OA- I liked Robbe Grillet's Jealousy. Some scholar said "you can't get away from thinginess of things in his books." Regarding Casa Malaparte, what did you mean you "can't really tell about the house" ? Is it the shape of the house or amount of information in the image?
JL- I can barely see the house itself. I gather that is the house from "Contempt?" But don't remember the film so so well. What do you mean what do I mean- there is only a wall.
OA- Ok. I thought you might have meant "I don't care about the way house looks as a piece of form." Here is more information with plans and interior details. What do think now about the architecture of the house? Wow..! I didn't know they had wikiarchitecture..
JL- It is such a nice spot - you can't go wrong. They didn't wreck it at least. But it is so so for me. I am going to look up the rest of my answers on wiki architecture.
OA- Do you know any of these people?
Herzog de Meuron
JL- I know they are architects but know nothing about any of them.

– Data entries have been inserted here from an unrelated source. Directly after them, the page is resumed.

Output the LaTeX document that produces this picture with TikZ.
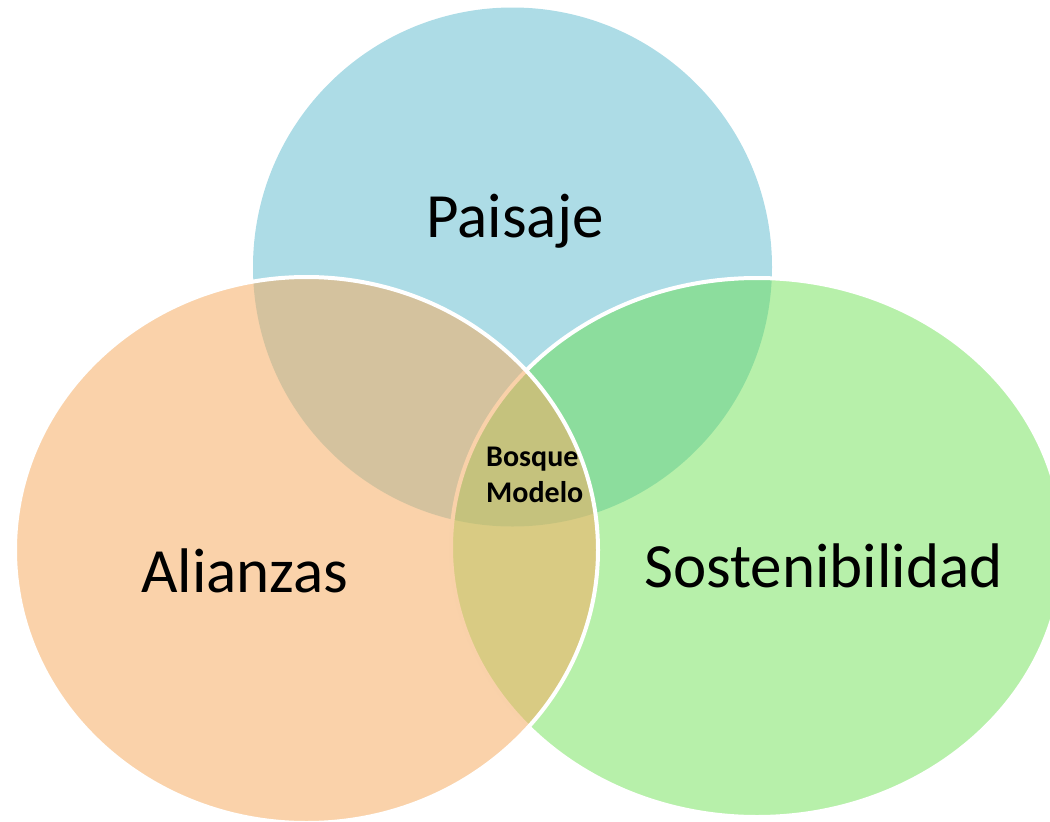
\documentclass[tikz,border=0pt]{standalone}
\usepackage{fontspec}
\setmainfont{Carlito}
\usetikzlibrary{positioning}
\definecolor{azulPaisaje}{RGB}{173,220,230}
\definecolor{naranjaAlianza}{RGB}{245,173,100}
\definecolor{verdeSosten}{RGB}{105,224,78}
\tikzset {
	conjunto/.style={draw=white, line width=4pt},
	titulo/.style={anchor=base, inner sep=0pt, font=\fontsize{63}{75}\selectfont},
	centro/.style={anchor=base west, inner sep=0pt, align=left, font=\fontsize{30}{36}\selectfont\bfseries}
}

\begin{document}
\begin{tikzpicture}[x=1pt, y=-1pt]
	\useasboundingbox (0,0) rectangle (1050,822);
	\clip (0,0) rectangle (1050,822);
	\fill [azulPaisaje] (512.5,267) circle (259.5);
	\filldraw [conjunto, fill=verdeSosten, fill opacity=.48] (757,547.5) ellipse (306 and 269.5);
	\filldraw [conjunto, fill=naranjaAlianza, fill opacity=.55] (306.5,550) ellipse (291.5 and 273);
	\node [titulo] (paisaje) at (515,237) {Paisaje};
	\node [titulo] (alianzas) at (245,592) {Alianzas};
	\node [titulo] (sostenibilidad) at (823.5,587) {Sostenibilidad};
	\node [centro] (bosque) at (486,502) {Bosque\\Modelo};
\end{tikzpicture}
\end{document}
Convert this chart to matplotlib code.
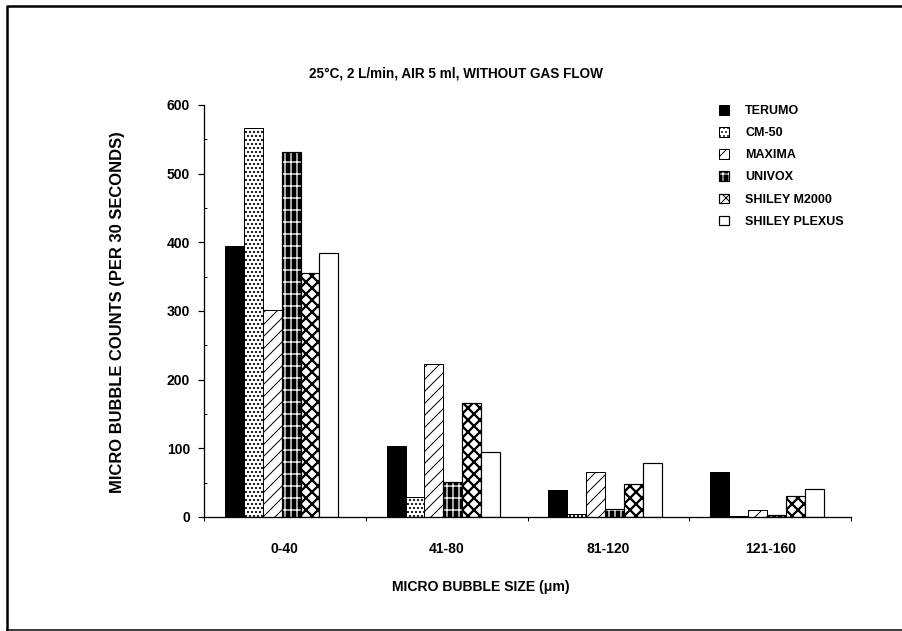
import matplotlib
matplotlib.use("Agg")
import matplotlib.pyplot as plt
import matplotlib as mpl
from matplotlib.lines import Line2D
from matplotlib.ticker import MultipleLocator, FixedLocator
import numpy as np

categories = ['0-40', '41-80', '81-120', '121-160']
series_names = ['TERUMO', 'CM-50', 'MAXIMA', 'UNIVOX', 'SHILEY M2000', 'SHILEY PLEXUS']
terumo = [395, 104, 40, 65]
cm50 = [567, 29, 4, 2]
maxima = [302, 223, 65, 10]
univox = [531, 51, 11, 3]
m2000 = [356, 166, 48, 31]
plexus = [385, 95, 78, 41]
y_ticks = [0, 100, 200, 300, 400, 500, 600]

values = [terumo, cm50, maxima, univox, m2000, plexus]

FONT = 'Liberation Sans'
plt.rcParams['font.family'] = [FONT, 'DejaVu Sans']
plt.rcParams['font.weight'] = 'bold'

W, H, DPI = 902, 631, 72
fig = plt.figure(figsize=(W / DPI, H / DPI), dpi=DPI)
ax = fig.add_axes([204 / W, 1 - 517 / H, (851 - 204) / W, (517 - 105) / H])

x = np.arange(len(categories))
bw = 0.117
n = len(values)
offs = (np.arange(n) - (n - 1) / 2) * bw - 0.02

handles = []
# TERUMO: solid black
b = ax.bar(x + offs[0], terumo, bw, color='black', edgecolor='black', linewidth=1)
handles.append(b[0])
# CM-50: stipple
with mpl.rc_context({'hatch.linewidth': 1.4}):
    b = ax.bar(x + offs[1], cm50, bw, facecolor='white', edgecolor='black', hatch='...', linewidth=1)
handles.append(b[0])
# MAXIMA: diagonal
with mpl.rc_context({'hatch.linewidth': 1.0}):
    b = ax.bar(x + offs[2], maxima, bw, facecolor='white', edgecolor='black', hatch='//', linewidth=1)
handles.append(b[0])
# UNIVOX: black with white grid
with mpl.rc_context({'hatch.linewidth': 1.3}):
    b1 = ax.bar(x + offs[3], univox, bw, facecolor='black', edgecolor='white', hatch='||-', linewidth=0)
b2 = ax.bar(x + offs[3], univox, bw, fill=False, edgecolor='black', linewidth=1.2)
handles.append((b1[0], b2[0]))
# SHILEY M2000: diamond checker
with mpl.rc_context({'hatch.linewidth': 2.3}):
    b = ax.bar(x + offs[4], m2000, bw, facecolor='white', edgecolor='black', hatch='xx', linewidth=1.2)
handles.append(b[0])
# SHILEY PLEXUS: white
b = ax.bar(x + offs[5], plexus, bw, facecolor='white', edgecolor='black', linewidth=1.2)
handles.append(b[0])

ax.set_xlim(-0.5, 3.5)
ax.set_ylim(0, 600)
for s in ['top', 'right']:
    ax.spines[s].set_visible(False)
for s in ['left', 'bottom']:
    ax.spines[s].set_linewidth(1.3)

ax.set_yticks(y_ticks)
ax.yaxis.set_minor_locator(MultipleLocator(50))
ax.tick_params(axis='y', which='major', direction='out', length=6, width=1.2, pad=8, labelsize=14)
ax.tick_params(axis='y', which='minor', direction='in', length=3, width=1)
ax.set_xticks(x)
ax.set_xticklabels(categories)
ax.xaxis.set_minor_locator(FixedLocator(np.arange(-0.5, 4.0, 1.0)))
ax.tick_params(axis='x', which='major', length=0, pad=25, labelsize=14)
ax.tick_params(axis='x', which='minor', direction='out', length=4, width=1)
for lab in ax.get_xticklabels() + ax.get_yticklabels():
    lab.set_fontweight('bold')

fig.text(456 / W, 1 - 73 / H, '25°C, 2 L/min, AIR 5 ml, WITHOUT GAS FLOW',
         ha='center', va='center', fontsize=13.5, fontweight='bold')
fig.text(481 / W, 1 - 587 / H, 'MICRO BUBBLE SIZE (\u03bcm)',
         ha='center', va='center', fontsize=14, fontweight='bold')
fig.text(118 / W, 1 - 312 / H, 'MICRO BUBBLE COUNTS (PER 30 SECONDS)', rotation=90,
         ha='center', va='center', fontsize=16.5, fontweight='bold')

leg = ax.legend(handles, series_names, loc='upper left',
                bbox_to_anchor=(719 / W, 1 - 105 / H), bbox_transform=fig.transFigure,
                frameon=False, fontsize=12.5, handlelength=0.8, handleheight=0.8,
                handletextpad=1.3, labelspacing=0.8, borderpad=0, borderaxespad=0)
for t in leg.get_texts():
    t.set_fontweight('bold')

# page border (left, top, bottom)
fig.add_artist(Line2D([7 / W, 7 / W, 1.0], [1 - 630 / H, 1 - 6 / H, 1 - 6 / H],
                      transform=fig.transFigure, color='black', linewidth=2.5))
fig.add_artist(Line2D([7 / W, 1.0], [1 - 630 / H, 1 - 630 / H],
                      transform=fig.transFigure, color='black', linewidth=1.5))

fig.savefig('out.png', dpi=DPI)
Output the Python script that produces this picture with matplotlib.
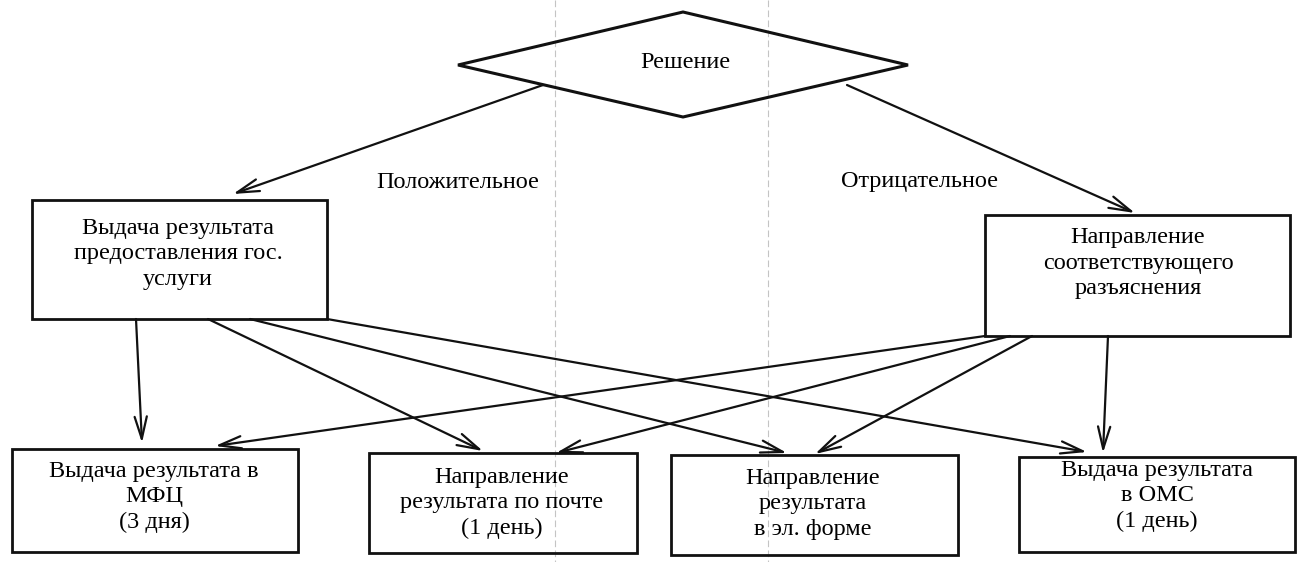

Why the hell am I doing this interview, it really is a subject I know less about than almost anything.
OA- We are trying to find you a house man. How about this one? It might need to cut out some windows here and there. And, if you want to see yourself in different cities you can project some images of the buildings on the walls. The rest is some comfortable furniture, rugs and stuff. No rent after the initial float. Your friends can come and fish with you from the deck.
JL- I am not sure if this is a mean joke but I actually quite like it.
OA- It wasn't a joke. I've been thinking hard. This is no ordinary one either. It is by famous architect Jean Nouvel. But you can get it welded anywhere. It would be great in some place in Aegean coast.
JL- Aw – I looked up Jean Novel – disappointed.
OA- His building in New York is really bad.
JL- That first thing you sent of his was special rest is the standard bullshit that I hate and want to look the other way.
OA- I don't blame you. Most architecture these days are for the wealthy and corporate.
JL- So are paintings.., I guess we are both fucked.
OA- Great ending! Thanks for the interview John.